### Prompt
Copy, from the entries below, each line in which the string "that" appears.

Saved data entries:
## Begin
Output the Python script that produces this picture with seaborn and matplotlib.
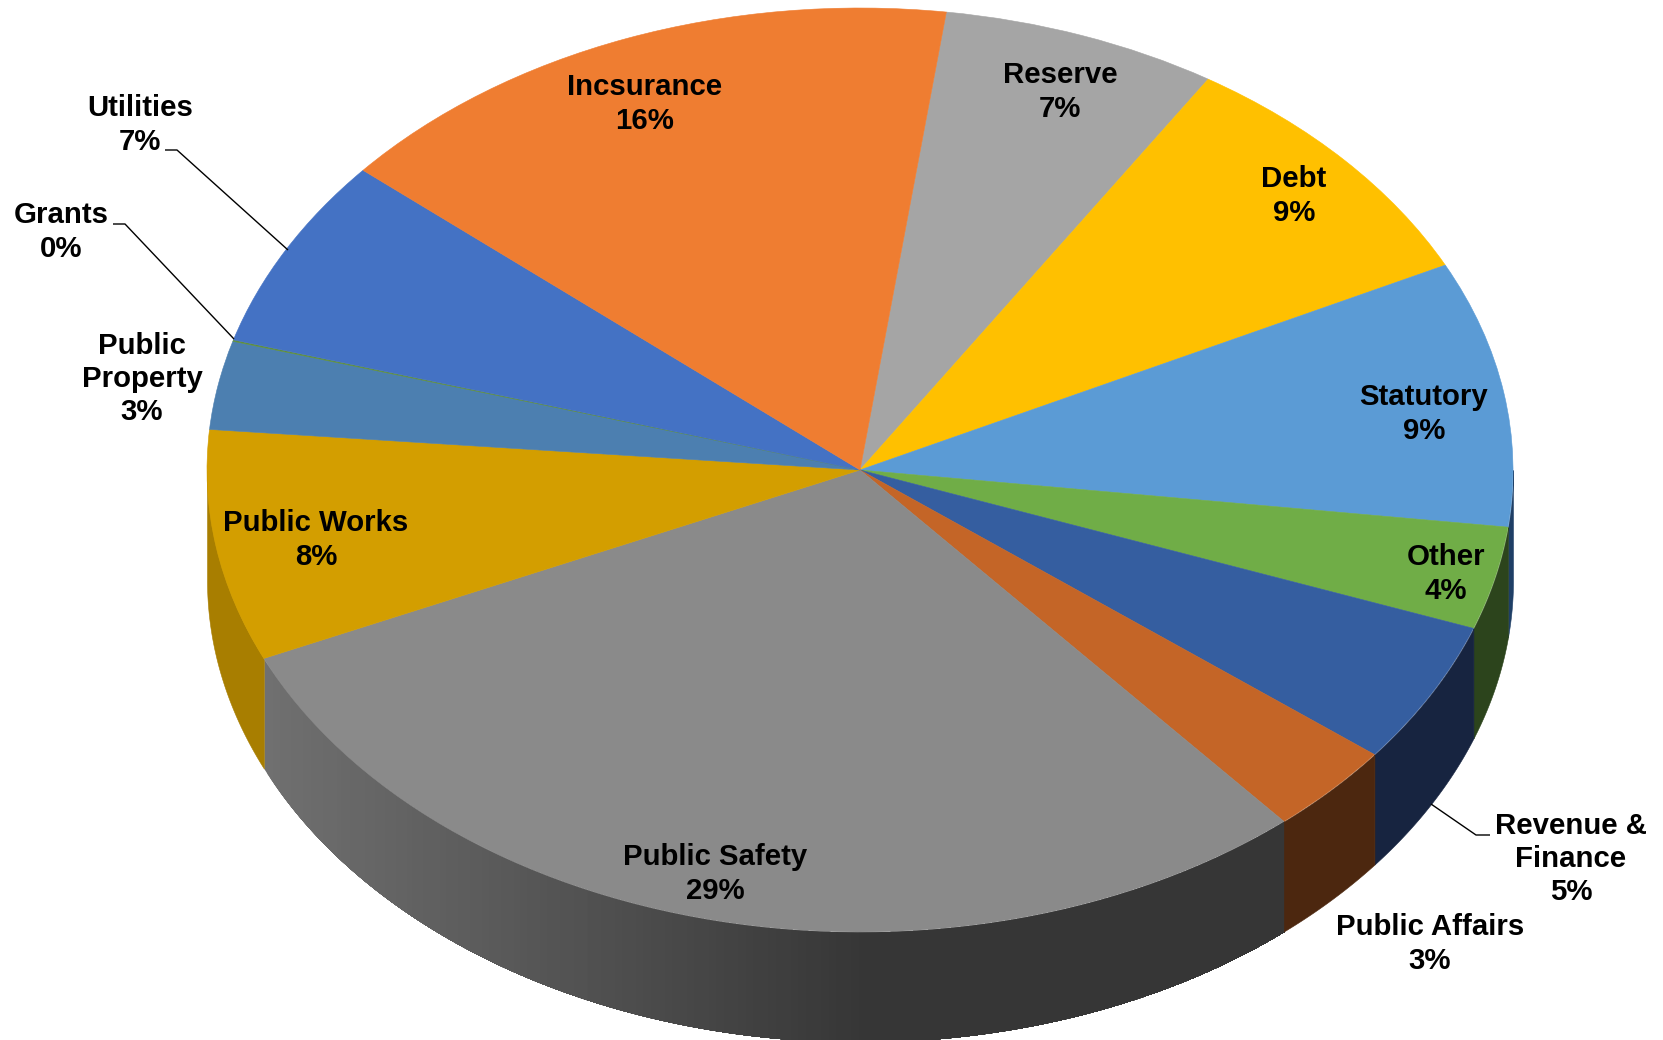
import numpy as np
import matplotlib
matplotlib.use("Agg")
import matplotlib.pyplot as plt
import seaborn as sns

# --- values, clockwise from Reserve ---
categories = ["Reserve", "Debt", "Statutory", "Other", "Revenue &\nFinance", "Public Affairs",
              "Public Safety", "Public Works", "Public\nProperty", "Grants", "Utilities", "Incsurance"]
shares = [6.85, 8.75, 9.3, 3.6, 5.0, 3.2, 29.6, 8.1, 3.1, 0.05, 6.7, 15.9]
percent_labels = ["7%", "9%", "9%", "4%", "5%", "3%", "29%", "8%", "3%", "0%", "7%", "16%"]

top_colors = ["#A5A5A5", "#FFC000", "#5B9BD5", "#70AD47", "#355EA0", "#C46527",
              "#8A8A8A", "#D39E00", "#4C7FB0", "#5F8F3A", "#4472C4", "#EF7D31"]
wall_colors = ["#525252", "#7F6000", "#1F3F66", "#2C441C", "#172440", "#4C270F",
               "#363636", "#A87E00", "#264060", "#2C441C", "#223962", "#77401A"]

# label centres and leader lines in picture pixels
label_pos = [(1060, 92), (1294, 196), (1424, 414), (1446, 574), (1571, 859), (1430, 944),
             (715, 874), (316, 540), (142, 379), (61, 232), (140, 125), (645, 104)]
leaders = [[(165, 150), (177, 150), (288, 250)],
           [(113, 224), (125, 224), (234, 339)],
           [(1490, 835), (1476, 835), (1431, 804)]]

W, H = 1663, 1040
CX, CY = 860, 470      # centre of the top face
RX, RY = 653, 462      # radii of the ellipse
DEPTH = 110 / RY       # height of the side wall, in axis units
START = 82.4


def to_fig(x, y):
    return x / W, 1 - y / H


sns.set_theme(style="white")
plt.rcParams["font.family"] = ["Liberation Sans", "DejaVu Sans"]

fig = plt.figure(figsize=(W / 100, H / 100), dpi=100)
ax = fig.add_axes([0, 0, 1, 1])

# top face, the ellipse comes from the non equal axis scales below
wedges, _ = ax.pie(shares, colors=sns.color_palette(top_colors), startangle=START, counterclock=False,
                   radius=1, center=(0, 0), normalize=True)
for w in wedges:
    w.set_edgecolor(w.get_facecolor())
    w.set_linewidth(0.4)
ax.set_aspect("auto")
ax.set_xlim(-CX / RX, (W - CX) / RX)
ax.set_ylim(-(H - CY) / RY, CY / RY)

# side wall, only the front half of the rim shows
edges = START - np.cumsum([0] + shares) * 360 / sum(shares)
shade = sns.blend_palette(["#707070", "#363636"], 100)
for i, name in enumerate(categories):
    lo, hi = max(edges[i + 1], -180), min(edges[i], 0)
    if lo >= hi:
        continue
    theta = np.radians(np.linspace(lo, hi, 161))
    if name == "Public Safety":
        # paint left to right, each pass covers the rest of the wall so no seams show
        for j in range(len(theta) - 1):
            t = theta[j:]
            pos = (np.cos(t[0]) + 0.92) / 0.92
            c = shade[int(np.clip(pos, 0, 1) * 99)]
            ax.fill_between(np.cos(t), np.sin(t), np.sin(t) - DEPTH, color=c, linewidth=0, zorder=0)
    else:
        ax.fill_between(np.cos(theta), np.sin(theta), np.sin(theta) - DEPTH,
                        color=wall_colors[i], linewidth=0.4, zorder=0.5)

for name, pct, (x, y) in zip(categories, percent_labels, label_pos):
    fx, fy = to_fig(x, y)
    ax.text(fx, fy, name + "\n" + pct, transform=fig.transFigure, ha="center", va="center",
            fontsize=21.2, fontweight="bold", color="black", linespacing=1.24)

for line in leaders:
    xs, ys = zip(*[to_fig(*p) for p in line])
    ax.plot(xs, ys, transform=fig.transFigure, color="black", linewidth=1, solid_capstyle="butt")

fig.savefig("out.png", dpi=100, facecolor="white")
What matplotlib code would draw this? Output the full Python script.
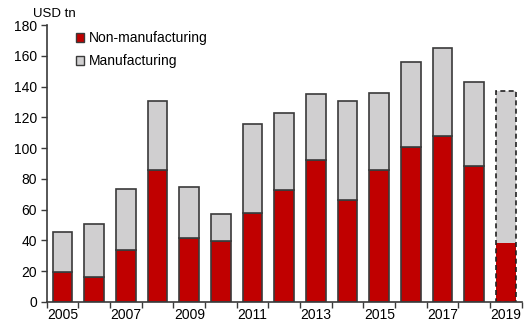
import numpy as np
import matplotlib.pyplot as plt
from matplotlib.patches import Patch

plt.rcParams['font.family'] = ['Liberation Sans', 'DejaVu Sans']

years = list(range(2005, 2020))
non_manufacturing = [19.5, 16, 34, 85.5, 41.5, 39.5, 58, 73, 92, 66, 85.5, 101, 108, 88.5, 38.5]
total = [45.5, 50.5, 73.5, 130.5, 74.5, 57.5, 115.5, 122.5, 135, 130.5, 136, 156, 165, 143, 137]
manufacturing = [t - n for t, n in zip(total, non_manufacturing)]

red = '#C00000'
grey = '#D0CFD0'
edge = '#3a3a3a'

fig = plt.figure(figsize=(5.26, 3.27), dpi=100)
ax = fig.add_axes([0.089, 0.0765, 0.903, 0.847])

x = np.arange(len(years))
w = 0.62

# solid bars for actual years, dashed outline for the last (forecast) year
for i in range(len(years)):
    last = i == len(years) - 1
    ax.bar(x[i], non_manufacturing[i], w, color=red,
           edgecolor='none' if last else edge, linewidth=1.2)
    ax.bar(x[i], manufacturing[i], w, bottom=non_manufacturing[i], color=grey,
           edgecolor='none' if last else edge, linewidth=1.2)
    if last:
        ax.bar(x[i], total[i], w, fill=False, edgecolor='#222222',
               linewidth=1.2, linestyle=(0, (3, 2)))

handles = [Patch(facecolor=red, edgecolor=edge, label='Non-manufacturing'),
           Patch(facecolor=grey, edgecolor=edge, label='Manufacturing')]

ax.set_xlim(-0.5, len(years) - 0.5)
ax.set_ylim(0, 180)
ax.set_yticks(range(0, 181, 20))
ax.set_xticks(x[::2])
ax.set_xticklabels([str(y) for y in years[::2]])
ax.set_xticks(np.arange(-0.5, len(years), 1), minor=True)
ax.tick_params(axis='x', which='major', length=0, labelsize=10, pad=4)
ax.tick_params(axis='x', which='minor', length=4, width=1, color=edge, direction='out')
ax.tick_params(axis='y', length=4, width=1, color=edge, labelsize=10, pad=3)

for s in ['top', 'right']:
    ax.spines[s].set_visible(False)
for s in ['left', 'bottom']:
    ax.spines[s].set_color(edge)
    ax.spines[s].set_linewidth(1.2)

fig.text(0.062, 0.975, 'USD tn', fontsize=9.5, ha='left', va='top')

ax.legend(handles=handles, loc='upper left', bbox_to_anchor=(0.05, 0.998), frameon=False,
          fontsize=10, handlelength=0.6, handleheight=0.6, handletextpad=0.3,
          labelspacing=0.65, borderaxespad=0)

fig.savefig('out.png', dpi=100)
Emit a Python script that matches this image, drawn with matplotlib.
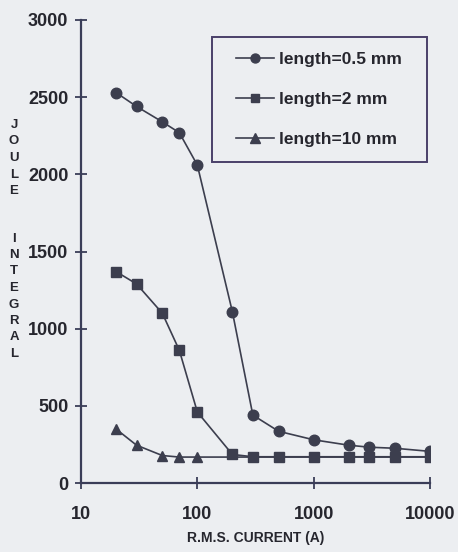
## End
### The completed task
Output the Python script that produces this picture with seaborn and matplotlib.
Emit a Python script that matches this image, drawn with matplotlib.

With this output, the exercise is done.